Returning three years on from the lacklustre Donkey – a record that exemplified the clichéd ‘difficult second album’, having been made while the band were embroiled in a bitter managerial dispute and struggling with the departure of original bassist Ira Trevisan – Brazilian electro-rock upstarts CSS are trying hard to recapture some of the exhilarating buoyancy and verve of their 2005 art-punk debut Cansei De Ser Sexy with the pointedly titled La Liberación. Now in their eighth year as a band the odds of doing so are stacked against them, but Lovefoxxx and co. refuse to go quietly with an energetic concoction of dirty electro, would-be dance anthems and afterparty jams that puts a heavy emphasis on fun but feels a little light on lasting appeal.

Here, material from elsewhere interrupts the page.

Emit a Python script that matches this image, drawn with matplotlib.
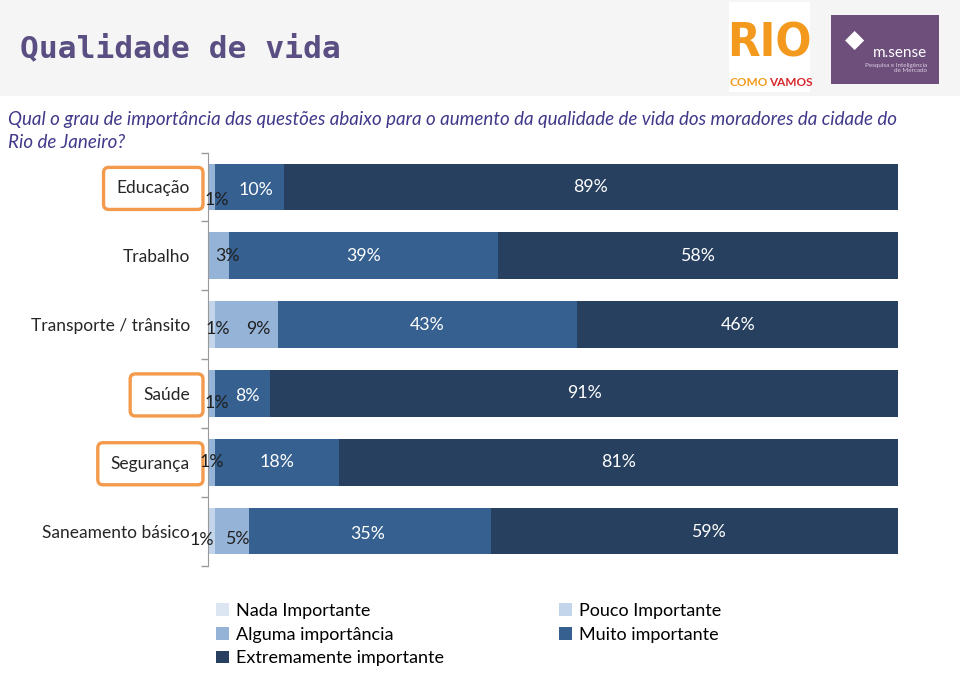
import numpy as np
import matplotlib
matplotlib.use('Agg')
from matplotlib import pyplot as plt
from matplotlib.patches import Rectangle, Patch

plt.rcParams['font.family'] = ['Lato', 'DejaVu Sans']

categories = ['Educação', 'Trabalho', 'Transporte / trânsito', 'Saúde', 'Segurança', 'Saneamento básico']
series = ['Nada Importante', 'Pouco Importante', 'Alguma importância', 'Muito importante', 'Extremamente importante']
nada = [0, 0, 0, 0, 0, 0]
pouco = [0, 0, 1, 0, 0, 1]
alguma = [1, 3, 9, 1, 1, 5]
muito = [10, 39, 43, 8, 18, 35]
extremo = [89, 58, 46, 91, 81, 59]
highlighted = ['Educação', 'Saúde', 'Segurança']

colors = ['#dce6f2', '#c3d5ea', '#95b3d7', '#35608f', '#27405f']
label_colors = ['#1f1f1f', '#1f1f1f', '#1f1f1f', 'white', 'white']

# manual nudges of the data labels (pixels, +y = down), like the hand-moved excel labels
nudges = {(0, 2): (5, 13), (0, 3): (6, 3),
          (1, 2): (9, 0),
          (2, 1): (6, 4), (2, 2): (12, 4),
          (3, 2): (5, 10), (3, 3): (5, 3),
          (5, 1): (-10, 9), (5, 2): (5, 8), (5, 3): (-3, 3), (5, 4): (14, 1)}

W, H = 960, 699
fig = plt.figure(figsize=(W / 100, H / 100), dpi=100)


def fx(x):
    return x / W


def fy(y):
    return 1 - y / H


# header band
fig.patches.append(Rectangle((0, fy(96)), 1, 96 / H, transform=fig.transFigure,
                             fc='#f5f5f5', ec='none', zorder=0))
fig.text(fx(20), fy(49), 'Qualidade de vida', family='DejaVu Sans Mono', weight='bold',
         fontsize=22.5, color='#5a4e82', va='center', ha='left')

# logos (rough)
fig.patches.append(Rectangle((fx(729), fy(92)), 81 / W, 90 / H, transform=fig.transFigure,
                             fc='white', ec='none'))
fig.text(fx(769), fy(44), 'RIO', family='DejaVu Sans', weight='bold', fontsize=34,
         color='#f39a1e', ha='center', va='center', stretch='condensed')
fig.text(fx(768), fy(82), 'COMO', weight='bold', fontsize=8.5, color='#f39a1e', ha='right', va='center')
fig.text(fx(769), fy(82), 'VAMOS', weight='bold', fontsize=8.5, color='#d8262a', ha='left', va='center')
fig.patches.append(Rectangle((fx(831), fy(84)), 108 / W, 69 / H, transform=fig.transFigure,
                             fc='#6e4f7c', ec='none'))
fig.text(fx(927), fy(53), 'm.sense', fontsize=11, color='white', ha='right', va='center')
fig.text(fx(927), fy(68), 'Pesquisa e Inteligência\nde Mercado', fontsize=4.5, color='#d9cde0',
         ha='right', va='center', linespacing=1.0)
fig.text(fx(855), fy(40), '◆', fontsize=18, color='white', ha='center', va='center',
         family='DejaVu Sans')

fig.text(fx(8), fy(119), 'Qual o grau de importância das questões abaixo para o aumento da qualidade de vida dos moradores da cidade do',
         style='italic', fontsize=13.5, color='#40398a', va='center')
fig.text(fx(8), fy(142), 'Rio de Janeiro?', style='italic', fontsize=13.5, color='#40398a', va='center')

ax = fig.add_axes([fx(208), fy(565.5), 690 / W, 413 / H])

data = np.array([nada, pouco, alguma, muito, extremo], dtype=float)
share = data / data.sum(axis=0) * 100
y = np.arange(len(categories))
left = np.zeros(len(categories))
for i, name in enumerate(series):
    ax.barh(y, share[i], left=left, height=0.68, color=colors[i], label=name, zorder=2)
    for j in range(len(categories)):
        if data[i, j] > 0:
            dx, dy = nudges.get((j, i), (0, 0))
            ax.annotate('%d%%' % data[i, j], (left[j] + share[i, j] / 2, y[j]),
                        xytext=(dx * 0.72, -dy * 0.72), textcoords='offset points',
                        ha='center', va='center', fontsize=12.8, color=label_colors[i], zorder=3)
    left += share[i]

ax.set_xlim(0, 100)
ax.set_ylim(len(categories) - 0.5, -0.5)
ax.set_xticks([])
ax.set_yticks(y)
ax.set_yticklabels(categories, fontsize=12.5, color='#262626')
ax.set_yticks(np.arange(-0.5, len(categories)), minor=True)
ax.tick_params(axis='y', which='major', length=0, pad=13)
ax.tick_params(axis='y', which='minor', length=5, color='#999999', width=1)
for s in ['top', 'right', 'bottom']:
    ax.spines[s].set_visible(False)
ax.spines['left'].set_color('#999999')

for lab in ax.get_yticklabels():
    if lab.get_text() in highlighted:
        lab.set_bbox(dict(boxstyle='round,pad=0.75,rounding_size=0.3', fc='none',
                          ec='#f39a4c', lw=2.4))

handles = [Patch(fc=c, ec='none') for c in colors]
order = [0, 2, 4, 1, 3]
fig.legend([handles[k] for k in order], [series[k] for k in order],
           loc='upper left', bbox_to_anchor=(fx(216), fy(603)), ncol=2, frameon=False,
           fontsize=13, handlelength=0.7, handleheight=0.7, handletextpad=0.4,
           columnspacing=6.4, labelspacing=0.42, borderaxespad=0, borderpad=0)

fig.savefig('out.png', dpi=100, facecolor='white')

As the title suggests, the album as a whole is largely concerned with personal freedom, most often in the sense of embracing one’s outsiderhood. In this respect, ‘City Grrrl’ is the album’s centrepiece, drawing on Lovefoxxx’s own adolescent experience of yearning to quit the small-minded suburbs for the bright lights of São Paolo where her whimsical styling would seem less out of the ordinary. From a serene false start of finger-picked Spanish guitar, the song bursts into a funky electro-dance number fully worthy of their debut album, recalling the fierce and free nature of the younger Lovefoxxx in the catchy, declarative chorus of “I wish I could dye my hair pink / put on black lipstick / no one would give a shit.”
The brief, bratty punk-pop of album closer ‘Fuck Everything’ perhaps comes closest to the vintage CSS formula of shouty, exuberant vocals, rebellious lyrics and driving yet playful guitars, but it can be hard work to get there. The upbeat techno pop of ‘I Love You’, complete with slightly cringeworthy call-and-response interplay, feels surprisingly subdued until it suddenly transforms into a more aggressive electro-rock number that hits the spot much more satisfactorily. The reggae-inflected lead single ‘Hits Me Like A Rock’ is one of a few songs on La Liberación that finds Lovefoxxx bringing her effusive singing down a few notches. It’s an approach that works to the single’s advantage, giving the track a looser, more relaxed feel that’s complemented nicely by guest vocalist Bobby Gillespie of Primal Scream, but on tracks like ‘Partners In Crime’ and ‘Echo Of Love’ it feels somewhat half-hearted.
A seeming lack of commitment on behalf of CSS as a unit is what drags down La Liberación‘s second half, with a succession of forgettable, guitar-driven tracks that follow the Spanish-sung title song in all its gleeful punk simplicity. ‘Partners In Crime’ sounds indistinct and unfocused; ‘Ruby Eyes’ bounces along inconsequentially, never really making an impression; while ‘Rhythm To The Rebels’ comes across as a somewhat forced attempt to stir up some enthusiasm. The low-key ‘Red Alert’, a collaboration with electro producers Ratatat, at last provides a welcome shot of variety with a laidback, insouciant rap from Lovefoxxx and repetitious, flickering piano notes that drop in and out, making it one of the record’s most atypical songs.
Perhaps the biggest surprise of the album, however, comes with ‘You Could Have It All’, with its raw dissection of the end days of a once-deep relationship. Set to a jaunty electro-pop backing, you could hardly call it a ballad, but it’s the closest CSS have ever come to showing real vulnerability, and the effect is wonderfully relatable. Overall, while La Liberación fails to live up to the rather tall order of matching the vitality and pep that was so fundamental to their early hits, it’s no Donkey either. In other words, while CSS may not be hot hot sex for the ears in 2011, the lifeless, perfunctory quickies of album number two are mostly a thing of the past.